Thank you! And yeah people are always telling me he’s going to be huge soon!haha,also when we were at the vet last week I’m pretty sure they said he was about 19-20 pounds(9 or 10 kg)

Here’s some more since I have hundreds haha


----------



## ItsKT (Aug 14, 2019)

cwag said:


> It is mind boggling how fast they grow. He sure is a cutie.


I know,thank you!


----------



## ItsKT (Aug 14, 2019)

JulesAK said:


> He is such a cutie!!


Thank you!


----------



## ItsKT (Aug 14, 2019)

IrisBramble said:


> He's such a cutie!! They do grow up so fast, enjoy!!!


I will,thank you!


----------



## TuckersMamma (Aug 8, 2019)

God he’s so cute !! Mine is growing so fast it’s bitter sweet. What a doll face ?


----------



## sophieanne (Feb 4, 2014)

Zeus is one handsome young fellow!!! I'm glad you're taking so many pictures...as you already know, he'll be a grown young man faster than you know. Enjoy the puppy days!!!


----------



## ItsKT (Aug 14, 2019)

TuckersMamma said:


> God he’s so cute !! Mine is growing so fast it’s bitter sweet. What a doll face ?



Thank you!


----------



## ItsKT (Aug 14, 2019)

sophieanne said:


> Zeus is one handsome young fellow!!! I'm glad you're taking so many pictures...as you already know, he'll be a grown young man faster than you know.
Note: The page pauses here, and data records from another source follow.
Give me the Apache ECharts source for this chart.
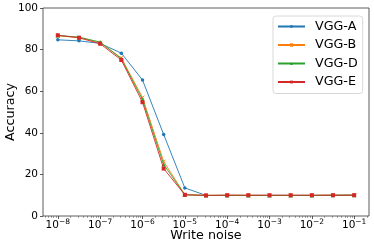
<!DOCTYPE html>
<html><head><meta charset="utf-8">
<script src="https://cdn.jsdelivr.net/npm/echarts@6/dist/echarts.min.js"></script>
<style>html,body{margin:0;padding:0;background:#fff}#c{width:374px;height:249px}</style>
</head><body><div id="c"></div>
<script>
// write noise exponents (noise = 10^exp)
const noiseExp = [-8, -7.5, -7, -6.5, -6, -5.5, -5, -4.5, -4, -3.5, -3, -2.5, -2, -1.5, -1];
const vggA = [84.7, 84.2, 83.0, 78.3, 65.4, 39.2, 13.5, 9.9, 9.9, 9.9, 9.9, 9.9, 9.9, 9.9, 10.0];
const vggB = [86.6, 85.8, 83.4, 76.0, 57.0, 26.2, 10.3, 9.9, 10.0, 9.9, 9.9, 9.9, 9.9, 10.0, 10.0];
const vggD = [86.8, 86.0, 83.6, 75.6, 56.0, 24.8, 10.2, 9.9, 9.9, 9.9, 9.9, 9.9, 9.9, 10.0, 10.0];
const vggE = [86.9, 85.7, 82.8, 75.0, 54.7, 22.8, 10.2, 9.9, 10.0, 10.0, 10.0, 10.0, 10.0, 10.0, 10.0];
const majorTicks = [-8, -7, -6, -5, -4, -3, -2, -1];
const yTicks = [0, 20, 40, 60, 80, 100];
const names = ['VGG-A', 'VGG-B', 'VGG-D', 'VGG-E'];

const minorTicks = [];
for (let n = -9; n <= -1; n++) for (let k = 2; k <= 9; k++) {
  const v = n + Math.log10(k);
  if (v > -8.35 && v < -0.65) minorTicks.push(v);
}
const FONT = 'DejaVu Sans';
const pair = arr => noiseExp.map((x, i) => [x, arr[i]]);
const colors = ['#1f77b4', '#ff7f0e', '#2ca02c', '#d62728'];
const symbols = ['circle', 'path://M0,0L10,10M10,0L0,10', 'triangle', 'rect'];
const sizes = [3.5, 3.5, 4.2, 4];
const datas = [vggA, vggB, vggD, vggE];

const chart = echarts.init(document.getElementById('c'), null, {renderer: 'canvas'});
chart.setOption({
  animation: false,
  textStyle: {fontFamily: FONT},
  grid: {left: 43, top: 8, right: 5, bottom: 33, outerBoundsMode: 'none', containLabel: false,
         show: true, borderColor: '#333', borderWidth: 0.8, backgroundColor: 'transparent'},
  legend: {
    orient: 'vertical', left: 273, top: 16,
    padding: [4, 5, 5, 4],
    borderColor: '#d8d8d8', borderWidth: 1, borderRadius: 3, backgroundColor: '#fff',
    itemWidth: 27, itemHeight: 3.5, itemGap: 5.5, textStyle: {fontSize: 12.7, color: '#000', fontFamily: FONT, padding: [0, 0, 0, 5]},
    data: names
  },
  xAxis: [{
    type: 'value', min: -8.35, max: -0.65,
    name: 'Write noise', nameLocation: 'middle', nameGap: 13.5, nameMoveOverlap: false,
    nameTextStyle: {fontSize: 12.7, color: '#000', fontFamily: FONT},
    axisLine: {show: false},
    splitLine: {show: false},
    axisTick: {show: true, length: 3, lineStyle: {color: '#333', width: 0.8}, customValues: majorTicks},
    axisLabel: {
      customValues: majorTicks, margin: 2, color: '#000',
      formatter: v => '{b|10}{s|−' + Math.abs(Math.round(v)) + '}',
      rich: {b: {fontSize: 10.5, fontFamily: FONT, color: '#000', verticalAlign: 'bottom', lineHeight: 13},
             s: {fontSize: 7.5, fontFamily: FONT, color: '#000', verticalAlign: 'top', lineHeight: 13}}
    }
  }, {
    type: 'value', min: -8.35, max: -0.65, position: 'bottom',
    axisLine: {show: false}, splitLine: {show: false}, axisLabel: {show: false},
    axisTick: {show: true, length: 1.8, lineStyle: {color: '#555', width: 0.6}, customValues: minorTicks}
  }],
  yAxis: {
    type: 'value', min: 0, max: 100, interval: 20,
    name: 'Accuracy', nameLocation: 'middle', nameGap: 26, nameRotate: 90, nameMoveOverlap: false,
    nameTextStyle: {fontSize: 12.7, color: '#000', fontFamily: FONT},
    axisLine: {show: false},
    splitLine: {show: false},
    axisTick: {show: true, length: 3, lineStyle: {color: '#333', width: 0.8}},
    axisLabel: {fontSize: 10.5, color: '#000', margin: 5, fontFamily: FONT}
  },
  series: datas.map((d, i) => ({
    name: names[i], type: 'line', data: pair(d),
    symbol: symbols[i], symbolSize: sizes[i], showSymbol: true,
    lineStyle: {color: colors[i], width: 0.9},
    itemStyle: {color: colors[i], borderColor: colors[i], borderWidth: i === 1 ? 1 : 0},
    emphasis: {disabled: true}, z: 2 + i
  }))
});
</script></body></html>
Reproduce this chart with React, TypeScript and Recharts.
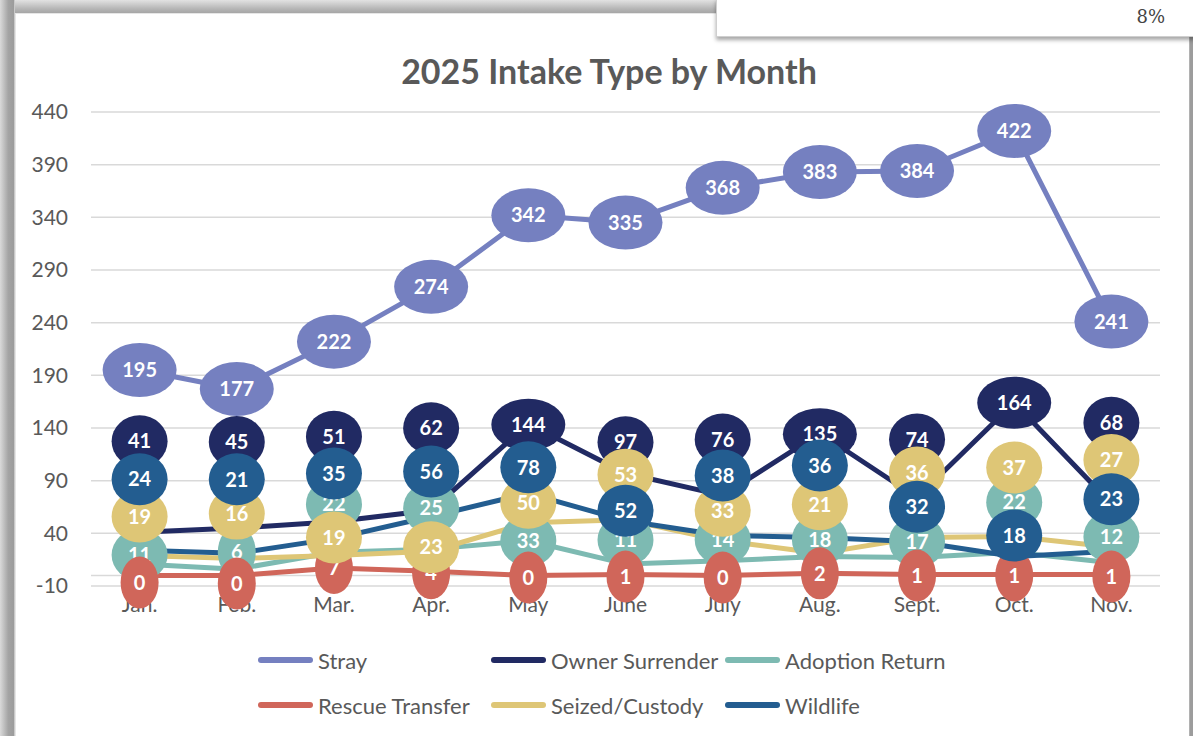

Enjoy the puppy days!!!


Thank you,and I will!


----------



## ItsKT (Aug 14, 2019)

sophieanne said:


> Zeus is one handsome young fellow!!! I'm glad you're taking so many pictures...as you already know, he'll be a grown young man faster than you know. Enjoy the puppy days!!!


Thank you! and I will!


----------



## CAROLINA MOM (May 12, 2009)

Zeus was such an adorable pup, he's growing into a handsome boy. 
They literally grow before our eyes.


----------



## diane0905 (Aug 20, 2010)

What a sweetie! Zeus is so cute!


----------